第1章「贋作の歴史」では、古今東西の主な贋作事件が取り上げられ、贋作にまつわる歴史が年表形式のパネル展示で紹介される。贋作問題は、古今東西の美術史にとって決して切り離すことができないことを、過去の実際の事件を知ることで再認識する機会となっている。

第2章「真作?それとも?──作品の外側から分かること」では、同館の古美術の収集事例と真贋を判断する調査方法を詳らかにしている。

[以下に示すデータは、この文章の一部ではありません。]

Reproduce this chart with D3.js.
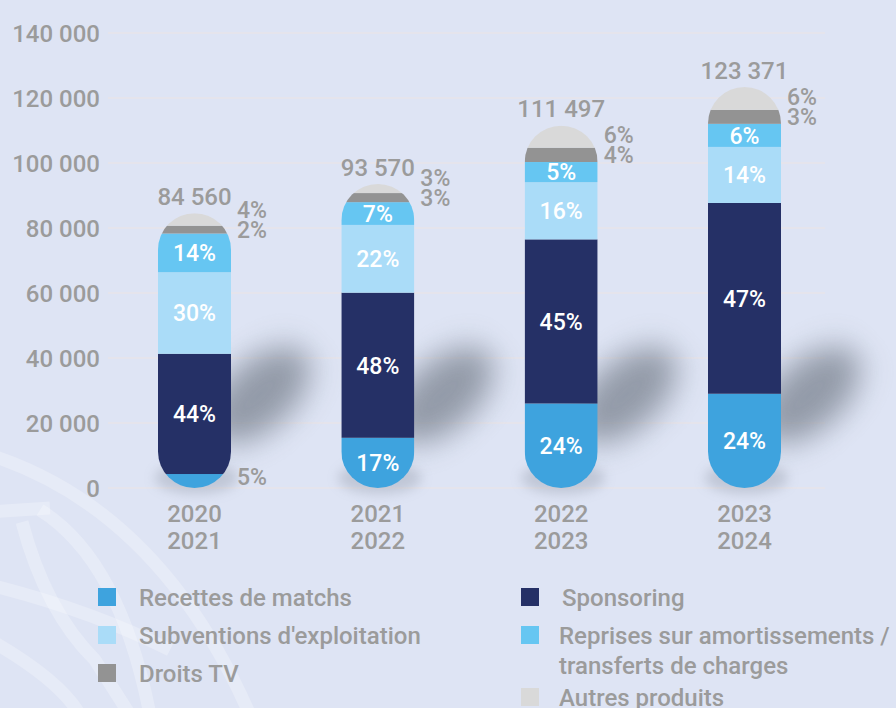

本章では、高知では馴染み深い、幕末土佐を代表する絵師・絵金(1812〜1876)が残した作品も例にあげられている。絵金が様式を確立したとされる、土佐の祭礼に用いる二曲屏風には、原則として年記や署名がない。そのため、本人の筆で描かれたものか、明確な判別が難しいことで知られる。しかし実際作者の特定が曖昧なものであっても、芝居絵屏風を「絵金の作品」として親しんできた土佐文化は、「真筆か否か」だけが作品価値に直結するわけではないことも示している。
真作と「そうでないもの」の線引きの難しさについて探りながら、同時に芸術作品における「真作」の不確かさや価値のとらえ方についても再考するきっかけとなるだろう。